|Stand and Deliver|
|Written by Abbie Bernstein|
|Tuesday, 10 November 1998|
'Stand and Deliver' has always seemed rather like a very smart, well-made TV movie, an impression that is greatly enhanced when it is viewed on the small screen. A fact-based story of academic achievement in the face of enormous odds, 'Stand and Deliver' is often quite entertaining, no mean feat for a story that is in the broad strokes David vs. Goliath but is specifically about high school math class.
When teacher Jaime (pronounced "Hay-me") Escalante (Edward James Olmos) first arrives at Garfield High in East Los Angeles, he expects he'll be teaching computer science. The school can't afford computers, however, so Escalante forges ahead with math. Initially, most of his students are apathetic, defiant and/or just plain baffled, but he presses on in the belief that the kids will rise to the level of expectation. Alternately brow-beating and cajoling his charges, Escalante actually gets eighteen of his students as far as the National Advanced Placement Calculus Exam. For awhile, it seems Escalante has done his job a little too well--the educational establishment views the Garfield students with such disdain that when they all come back with high scores, the test authorities assume cheating is involved.
'Stand and Deliver' is handsomely photographed and has an agreeable soundtrack, but nothing leaps out aurally or visually, with one exception: the mix in Chapter 13 features clanking chains and keys so realistic that you may find yourself looking around the room for a few seconds, wondering what fell over, before realizing the sound is coming from your speakers.

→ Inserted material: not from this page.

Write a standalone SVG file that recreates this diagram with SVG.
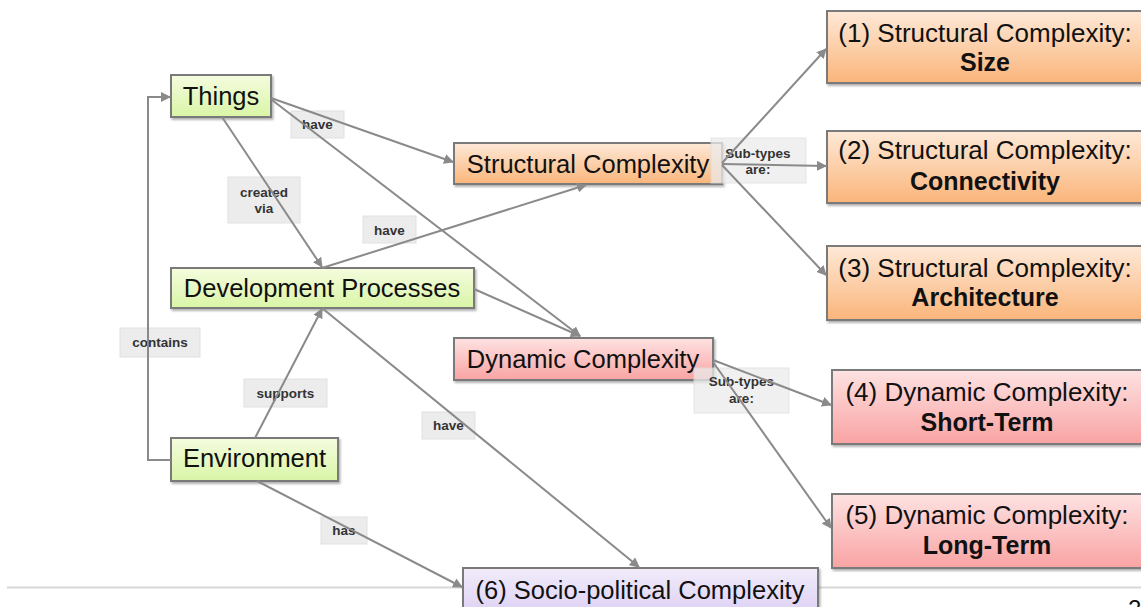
<svg xmlns="http://www.w3.org/2000/svg" width="1141" height="607" viewBox="0 0 1141 607">
<style>
.node{stroke:#7a7a7a;stroke-width:2;filter:url(#sh)}
.nt{font-family:"Liberation Sans",Arial,sans-serif;font-size:25.5px;fill:#111;text-anchor:middle}
.nr{font-family:"Liberation Sans",Arial,sans-serif;font-size:26px;fill:#111;text-anchor:middle}
.nb{font-family:"Liberation Sans",Arial,sans-serif;font-size:25px;font-weight:bold;fill:#111;text-anchor:middle}
.lb{fill:#ebebeb;stroke:#dddddd;stroke-width:1;opacity:0.9}
.lt{font-family:"Liberation Sans",Arial,sans-serif;font-size:13.5px;font-weight:bold;fill:#333;text-anchor:middle}
.c{fill:none;stroke:#8a8a8a;stroke-width:2}
</style>
<defs>
<filter id="sh" x="-5%" y="-10%" width="115%" height="130%"><feDropShadow dx="1.5" dy="2" stdDeviation="1.2" flood-color="#000" flood-opacity="0.3"/></filter>
<linearGradient id="gG" x1="0" y1="0" x2="0" y2="1"><stop offset="0" stop-color="#f5fcdf"/><stop offset="1" stop-color="#d9f5a6"/></linearGradient>
<linearGradient id="gO" x1="0" y1="0" x2="0" y2="1"><stop offset="0" stop-color="#fee9d8"/><stop offset="1" stop-color="#fab57a"/></linearGradient>
<linearGradient id="gR" x1="0" y1="0" x2="0" y2="1"><stop offset="0" stop-color="#fee2e2"/><stop offset="1" stop-color="#f9a3a3"/></linearGradient>
<linearGradient id="gP" x1="0" y1="0" x2="0" y2="1"><stop offset="0" stop-color="#f1ecfb"/><stop offset="1" stop-color="#dccff3"/></linearGradient>
<marker id="ah" viewBox="0 0 10 10" refX="9" refY="5" markerWidth="5" markerHeight="5" orient="auto" markerUnits="strokeWidth"><path d="M0,0 L10,5 L0,10 z" fill="#8a8a8a"/></marker>
</defs>
<rect width="1141" height="607" fill="#ffffff"/>
<line x1="7" y1="587.5" x2="1141" y2="587.5" stroke="#d8d8d8" stroke-width="2"/>
<text x="1128" y="617" font-family="Liberation Sans,Arial,sans-serif" font-size="24" fill="#111">2</text>

<g id="n-things"><rect class="node" x="171" y="75" width="100" height="42" fill="url(#gG)"/><text class="nt" x="221" y="105">Things</text></g>
<g id="n-dev"><rect class="node" x="171" y="268" width="303" height="40" fill="url(#gG)"/><text class="nt" x="322" y="297">Development Processes</text></g>
<g id="n-env"><rect class="node" x="171" y="438" width="167" height="43" fill="url(#gG)"/><text class="nt" x="254.5" y="467">Environment</text></g>
<g id="n-struct"><rect class="node" x="454" y="143" width="268" height="41" fill="url(#gO)"/><text class="nt" x="588" y="173">Structural Complexity</text></g>
<g id="n-dyn"><rect class="node" x="454" y="338" width="259" height="42" fill="url(#gR)"/><text class="nt" x="583" y="368">Dynamic Complexity</text></g>
<g id="n-socio"><rect class="node" x="463" y="568" width="355" height="50" fill="url(#gP)"/><text class="nt" x="640" y="599">(6) Socio-political Complexity</text></g>
<g id="n-s1"><rect class="node" x="827" y="11" width="318" height="72" fill="url(#gO)"/><text class="nr" x="985" y="42">(1) Structural Complexity:</text><text class="nb" x="985" y="71">Size</text></g>
<g id="n-s2"><rect class="node" x="827" y="131" width="318" height="72" fill="url(#gO)"/><text class="nr" x="985" y="159">(2) Structural Complexity:</text><text class="nb" x="985" y="190">Connectivity</text></g>
<g id="n-s3"><rect class="node" x="827" y="246" width="318" height="74" fill="url(#gO)"/><text class="nr" x="985" y="277">(3) Structural Complexity:</text><text class="nb" x="985" y="306">Architecture</text></g>
<g id="n-d4"><rect class="node" x="832" y="370" width="313" height="74" fill="url(#gR)"/><text class="nr" x="987" y="401">(4) Dynamic Complexity:</text><text class="nb" x="987" y="431">Short-Term</text></g>
<g id="n-d5"><rect class="node" x="832" y="494" width="313" height="74" fill="url(#gR)"/><text class="nr" x="987" y="524">(5) Dynamic Complexity:</text><text class="nb" x="987" y="554">Long-Term</text></g>

<g id="labels">
<rect class="lb" x="291" y="111" width="53" height="27"/><text class="lt" x="317.5" y="129">have</text>
<rect class="lb" x="228" y="177" width="72" height="46"/><text class="lt" x="264" y="197">created</text><text class="lt" x="264" y="213">via</text>
<rect class="lb" x="363" y="216" width="53" height="27"/><text class="lt" x="389.5" y="235">have</text>
<rect class="lb" x="711" y="138" width="95" height="45" style="opacity:0.75"/><text class="lt" x="758" y="158">Sub-types</text><text class="lt" x="758" y="174">are:</text>
<rect class="lb" x="120" y="328" width="80" height="29"/><text class="lt" x="160" y="347">contains</text>
<rect class="lb" x="244" y="379" width="83" height="28"/><text class="lt" x="285.5" y="398">supports</text>
<rect class="lb" x="422" y="412" width="53" height="27"/><text class="lt" x="448.5" y="430">have</text>
<rect class="lb" x="321" y="517" width="46" height="27"/><text class="lt" x="344" y="535">has</text>
<rect class="lb" x="694" y="368" width="95" height="45" style="opacity:0.75"/><text class="lt" x="741.5" y="386">Sub-types</text><text class="lt" x="741.5" y="403">are:</text>
</g>

<g id="connectors">
<polyline class="c" points="171,460 148,460 148,97 170,97" marker-end="url(#ah)"/>
<line class="c" x1="271" y1="98" x2="453" y2="162" marker-end="url(#ah)"/>
<line class="c" x1="272" y1="100" x2="580" y2="336" marker-end="url(#ah)"/>
<line class="c" x1="474" y1="289" x2="580" y2="336" marker-end="url(#ah)"/>
<line class="c" x1="222" y1="117" x2="322" y2="267" marker-end="url(#ah)"/>
<line class="c" x1="322" y1="268" x2="586" y2="185" marker-end="url(#ah)"/>
<line class="c" x1="255" y1="438" x2="322" y2="309" marker-end="url(#ah)"/>
<line class="c" x1="322" y1="308" x2="639" y2="567" marker-end="url(#ah)"/>
<line class="c" x1="257" y1="481" x2="462" y2="587" marker-end="url(#ah)"/>
<line class="c" x1="722" y1="163" x2="826" y2="49" marker-end="url(#ah)"/>
<line class="c" x1="722" y1="164" x2="826" y2="166" marker-end="url(#ah)"/>
<line class="c" x1="722" y1="165" x2="826" y2="275" marker-end="url(#ah)"/>
<line class="c" x1="713" y1="360" x2="831" y2="405" marker-end="url(#ah)"/>
<line class="c" x1="713" y1="362" x2="831" y2="528" marker-end="url(#ah)"/>
</g>
</svg>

Olmos is excellent as the driven teacher--his Oscar-nominated performance is one of the main reasons to watch the film--and the script by director Ramon Menendez and Tom Musca dynamically illustrates good teaching techniques. In Chapter 5, we even get an explanation of where the concept of zero, lack of numerical value, may have originated. Indeed, 'Stand and Deliver' is so persuasive about Escalante's skills that math-deficient viewers may be tempted to seek out the real teacher and ask for tutoring. However, the movie is so conscious of being good for us that despite its theatrical flair, it starts to feel overly earnest by the climax. Escalante and his students achieved something remarkable and admirable, but the style of 'Stand and Deliver' is such that we wind up looking at the miracle from outside rather than fully experiencing the triumph along with the characters.